#### Data provided

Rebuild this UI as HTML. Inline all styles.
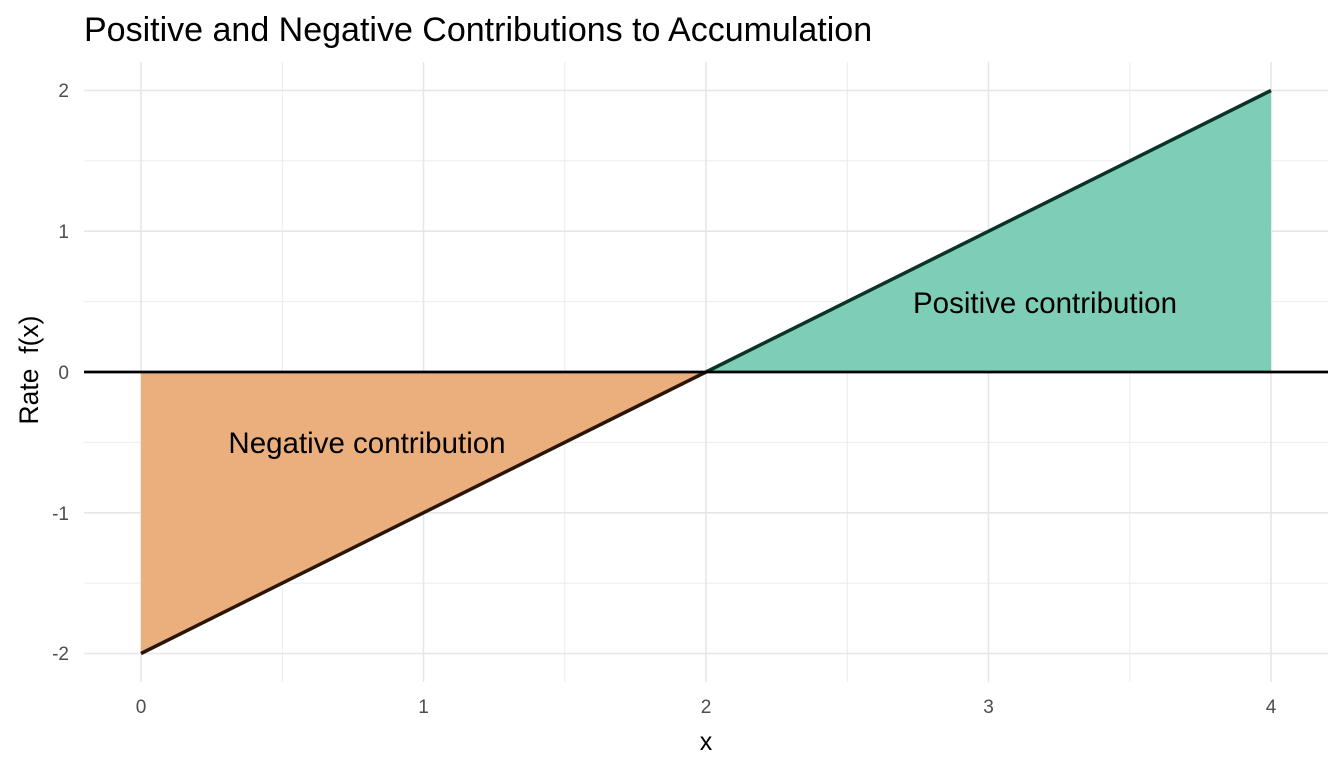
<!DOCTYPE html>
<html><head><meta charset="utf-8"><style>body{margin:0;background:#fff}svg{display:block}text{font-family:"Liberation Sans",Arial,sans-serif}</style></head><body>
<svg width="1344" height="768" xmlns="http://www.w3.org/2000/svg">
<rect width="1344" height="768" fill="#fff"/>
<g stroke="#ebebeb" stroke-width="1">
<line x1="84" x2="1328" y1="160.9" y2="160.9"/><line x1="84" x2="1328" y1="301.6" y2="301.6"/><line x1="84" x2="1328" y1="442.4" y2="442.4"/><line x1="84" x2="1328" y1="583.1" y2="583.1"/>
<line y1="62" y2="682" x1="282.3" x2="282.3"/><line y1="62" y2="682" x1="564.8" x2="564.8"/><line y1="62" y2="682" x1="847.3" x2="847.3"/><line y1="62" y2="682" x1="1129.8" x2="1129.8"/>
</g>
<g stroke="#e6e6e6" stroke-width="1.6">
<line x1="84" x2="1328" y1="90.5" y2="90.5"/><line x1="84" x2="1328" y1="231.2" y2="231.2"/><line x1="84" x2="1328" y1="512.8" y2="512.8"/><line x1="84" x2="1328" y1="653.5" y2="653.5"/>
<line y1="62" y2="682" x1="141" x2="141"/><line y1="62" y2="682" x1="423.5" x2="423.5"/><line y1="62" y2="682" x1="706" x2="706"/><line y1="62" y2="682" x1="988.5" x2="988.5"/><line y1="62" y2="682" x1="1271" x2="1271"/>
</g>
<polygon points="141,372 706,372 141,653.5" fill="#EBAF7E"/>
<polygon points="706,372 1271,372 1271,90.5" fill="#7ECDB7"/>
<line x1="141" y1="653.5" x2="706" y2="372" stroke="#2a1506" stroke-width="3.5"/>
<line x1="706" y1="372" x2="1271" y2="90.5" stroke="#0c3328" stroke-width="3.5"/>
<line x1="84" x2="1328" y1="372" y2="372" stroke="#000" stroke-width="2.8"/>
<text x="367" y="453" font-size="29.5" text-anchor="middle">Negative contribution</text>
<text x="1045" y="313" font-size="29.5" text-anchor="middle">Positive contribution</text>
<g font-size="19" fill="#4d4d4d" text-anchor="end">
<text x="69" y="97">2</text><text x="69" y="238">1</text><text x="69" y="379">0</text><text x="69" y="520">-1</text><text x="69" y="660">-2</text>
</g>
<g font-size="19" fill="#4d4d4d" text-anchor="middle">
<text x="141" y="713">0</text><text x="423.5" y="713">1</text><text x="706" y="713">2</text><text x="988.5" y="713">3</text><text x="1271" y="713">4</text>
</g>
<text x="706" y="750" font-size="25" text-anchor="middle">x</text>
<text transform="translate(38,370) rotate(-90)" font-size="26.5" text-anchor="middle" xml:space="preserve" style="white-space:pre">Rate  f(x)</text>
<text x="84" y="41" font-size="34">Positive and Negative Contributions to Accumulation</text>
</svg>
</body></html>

########
#### Data provided

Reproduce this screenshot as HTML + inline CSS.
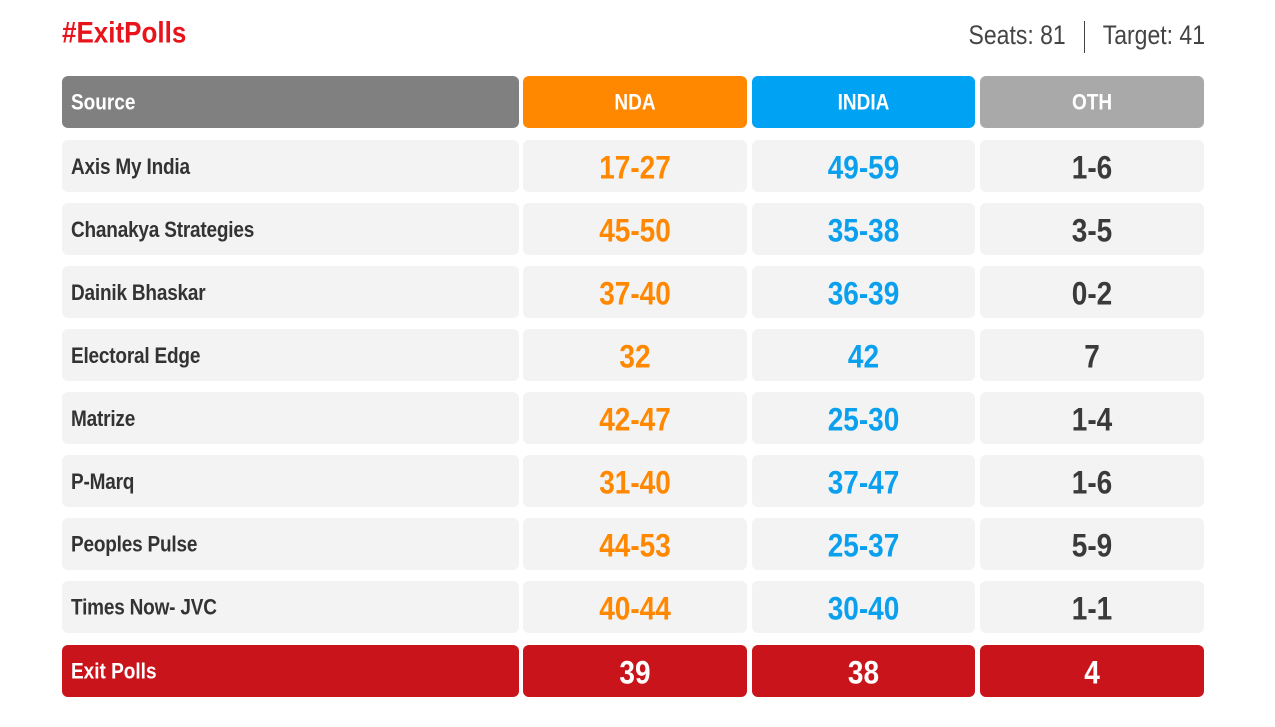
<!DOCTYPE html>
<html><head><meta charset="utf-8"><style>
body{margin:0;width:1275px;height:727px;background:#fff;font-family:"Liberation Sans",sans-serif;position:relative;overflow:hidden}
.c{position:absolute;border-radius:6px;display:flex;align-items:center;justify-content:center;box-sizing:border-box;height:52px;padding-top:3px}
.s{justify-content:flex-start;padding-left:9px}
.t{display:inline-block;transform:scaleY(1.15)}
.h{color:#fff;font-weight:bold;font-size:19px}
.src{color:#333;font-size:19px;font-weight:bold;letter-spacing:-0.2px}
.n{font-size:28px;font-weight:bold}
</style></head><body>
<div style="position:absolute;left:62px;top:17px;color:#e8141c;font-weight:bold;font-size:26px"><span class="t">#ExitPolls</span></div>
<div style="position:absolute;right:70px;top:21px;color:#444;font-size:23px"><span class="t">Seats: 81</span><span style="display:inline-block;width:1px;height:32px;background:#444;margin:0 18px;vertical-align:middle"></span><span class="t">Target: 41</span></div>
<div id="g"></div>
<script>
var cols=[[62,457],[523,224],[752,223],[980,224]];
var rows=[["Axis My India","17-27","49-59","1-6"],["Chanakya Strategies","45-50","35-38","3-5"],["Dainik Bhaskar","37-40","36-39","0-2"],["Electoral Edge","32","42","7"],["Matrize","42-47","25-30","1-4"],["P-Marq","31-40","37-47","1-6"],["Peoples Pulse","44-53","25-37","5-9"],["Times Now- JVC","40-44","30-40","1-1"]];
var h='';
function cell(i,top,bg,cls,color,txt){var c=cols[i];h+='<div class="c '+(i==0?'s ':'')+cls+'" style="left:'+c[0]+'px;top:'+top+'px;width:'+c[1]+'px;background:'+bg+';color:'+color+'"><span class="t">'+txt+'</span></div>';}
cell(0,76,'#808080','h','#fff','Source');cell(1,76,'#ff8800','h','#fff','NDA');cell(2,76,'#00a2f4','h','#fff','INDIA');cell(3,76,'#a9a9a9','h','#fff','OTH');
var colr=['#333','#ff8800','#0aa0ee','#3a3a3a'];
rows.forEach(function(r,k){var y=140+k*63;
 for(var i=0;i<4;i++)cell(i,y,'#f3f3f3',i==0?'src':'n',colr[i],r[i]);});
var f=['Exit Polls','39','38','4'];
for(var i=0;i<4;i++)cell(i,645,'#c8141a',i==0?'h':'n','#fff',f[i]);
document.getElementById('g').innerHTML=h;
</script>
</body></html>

########
#### Data provided

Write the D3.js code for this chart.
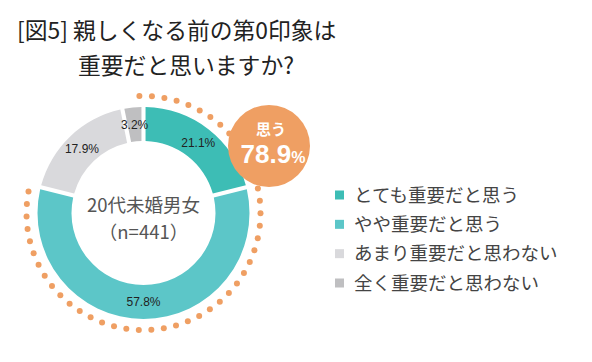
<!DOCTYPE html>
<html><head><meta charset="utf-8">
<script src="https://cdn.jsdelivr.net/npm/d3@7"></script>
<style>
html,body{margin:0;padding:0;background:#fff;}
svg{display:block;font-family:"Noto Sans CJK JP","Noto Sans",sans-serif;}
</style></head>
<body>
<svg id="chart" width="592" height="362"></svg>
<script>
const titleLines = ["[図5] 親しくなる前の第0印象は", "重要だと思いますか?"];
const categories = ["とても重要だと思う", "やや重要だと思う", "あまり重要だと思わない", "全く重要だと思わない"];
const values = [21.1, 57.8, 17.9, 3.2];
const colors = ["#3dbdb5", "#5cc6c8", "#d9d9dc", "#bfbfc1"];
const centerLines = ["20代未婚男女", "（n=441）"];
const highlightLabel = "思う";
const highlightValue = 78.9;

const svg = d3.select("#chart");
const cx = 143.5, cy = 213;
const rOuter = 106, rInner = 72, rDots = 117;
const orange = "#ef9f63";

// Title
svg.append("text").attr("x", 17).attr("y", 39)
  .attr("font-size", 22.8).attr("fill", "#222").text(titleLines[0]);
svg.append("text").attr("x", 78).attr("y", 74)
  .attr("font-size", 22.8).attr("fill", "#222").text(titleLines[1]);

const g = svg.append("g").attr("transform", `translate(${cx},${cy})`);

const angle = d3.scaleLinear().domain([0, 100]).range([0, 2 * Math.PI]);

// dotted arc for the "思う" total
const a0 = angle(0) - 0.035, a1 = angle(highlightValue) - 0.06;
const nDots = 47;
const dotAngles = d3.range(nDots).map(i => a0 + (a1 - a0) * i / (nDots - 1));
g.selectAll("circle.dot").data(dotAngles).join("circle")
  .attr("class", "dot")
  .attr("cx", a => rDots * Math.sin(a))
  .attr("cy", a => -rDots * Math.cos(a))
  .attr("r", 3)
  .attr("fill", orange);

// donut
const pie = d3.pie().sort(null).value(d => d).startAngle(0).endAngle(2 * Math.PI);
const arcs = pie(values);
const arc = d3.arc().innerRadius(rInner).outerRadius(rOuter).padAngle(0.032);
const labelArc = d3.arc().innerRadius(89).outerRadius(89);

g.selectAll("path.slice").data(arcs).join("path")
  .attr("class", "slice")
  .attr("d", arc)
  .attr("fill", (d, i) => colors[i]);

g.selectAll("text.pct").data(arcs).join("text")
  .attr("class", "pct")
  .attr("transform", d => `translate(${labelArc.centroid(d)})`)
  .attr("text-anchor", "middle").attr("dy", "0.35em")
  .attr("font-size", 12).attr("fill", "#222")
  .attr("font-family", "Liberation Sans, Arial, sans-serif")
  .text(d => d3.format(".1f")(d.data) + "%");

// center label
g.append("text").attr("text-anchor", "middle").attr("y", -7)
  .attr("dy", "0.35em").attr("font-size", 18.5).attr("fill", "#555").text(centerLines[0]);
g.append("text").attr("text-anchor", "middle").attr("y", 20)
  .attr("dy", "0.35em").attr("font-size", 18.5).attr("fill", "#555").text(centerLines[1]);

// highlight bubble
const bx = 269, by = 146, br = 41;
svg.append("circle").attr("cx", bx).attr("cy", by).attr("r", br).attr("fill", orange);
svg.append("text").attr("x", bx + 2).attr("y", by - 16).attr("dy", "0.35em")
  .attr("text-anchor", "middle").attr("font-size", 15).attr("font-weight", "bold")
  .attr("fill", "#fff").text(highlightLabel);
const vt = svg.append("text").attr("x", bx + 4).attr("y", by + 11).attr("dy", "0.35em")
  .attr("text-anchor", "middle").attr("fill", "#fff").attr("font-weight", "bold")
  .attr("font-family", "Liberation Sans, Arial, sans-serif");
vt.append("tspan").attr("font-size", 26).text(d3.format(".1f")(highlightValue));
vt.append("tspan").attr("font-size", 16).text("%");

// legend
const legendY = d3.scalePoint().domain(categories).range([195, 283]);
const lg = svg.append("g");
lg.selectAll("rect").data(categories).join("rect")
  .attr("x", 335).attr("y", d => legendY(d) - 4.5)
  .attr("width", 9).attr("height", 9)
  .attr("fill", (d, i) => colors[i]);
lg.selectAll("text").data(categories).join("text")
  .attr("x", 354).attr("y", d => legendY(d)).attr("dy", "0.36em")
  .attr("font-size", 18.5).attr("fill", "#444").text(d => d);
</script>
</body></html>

########

• What you should do: Give the lines above again exactly, from the one containing "Write the D3.js code for this chart." to the one containing "const angle = d3.scaleLinear().domain([0, 100]).range([0, 2", both included, but leave out the pictures.

• Task answer:
Write the D3.js code for this chart.
<!DOCTYPE html>
<html><head><meta charset="utf-8">
<script src="https://cdn.jsdelivr.net/npm/d3@7"></script>
<style>
html,body{margin:0;padding:0;background:#fff;}
svg{display:block;font-family:"Noto Sans CJK JP","Noto Sans",sans-serif;}
</style></head>
<body>
<svg id="chart" width="592" height="362"></svg>
<script>
const titleLines = ["[図5] 親しくなる前の第0印象は", "重要だと思いますか?"];
const categories = ["とても重要だと思う", "やや重要だと思う", "あまり重要だと思わない", "全く重要だと思わない"];
const values = [21.1, 57.8, 17.9, 3.2];
const colors = ["#3dbdb5", "#5cc6c8", "#d9d9dc", "#bfbfc1"];
const centerLines = ["20代未婚男女", "（n=441）"];
const highlightLabel = "思う";
const highlightValue = 78.9;

const svg = d3.select("#chart");
const cx = 143.5, cy = 213;
const rOuter = 106, rInner = 72, rDots = 117;
const orange = "#ef9f63";

// Title
svg.append("text").attr("x", 17).attr("y", 39)
  .attr("font-size", 22.8).attr("fill", "#222").text(titleLines[0]);
svg.append("text").attr("x", 78).attr("y", 74)
  .attr("font-size", 22.8).attr("fill", "#222").text(titleLines[1]);

const g = svg.append("g").attr("transform", `translate(${cx},${cy})`);

const angle = d3.scaleLinear().domain([0, 100]).range([0, 2 * Math.PI]);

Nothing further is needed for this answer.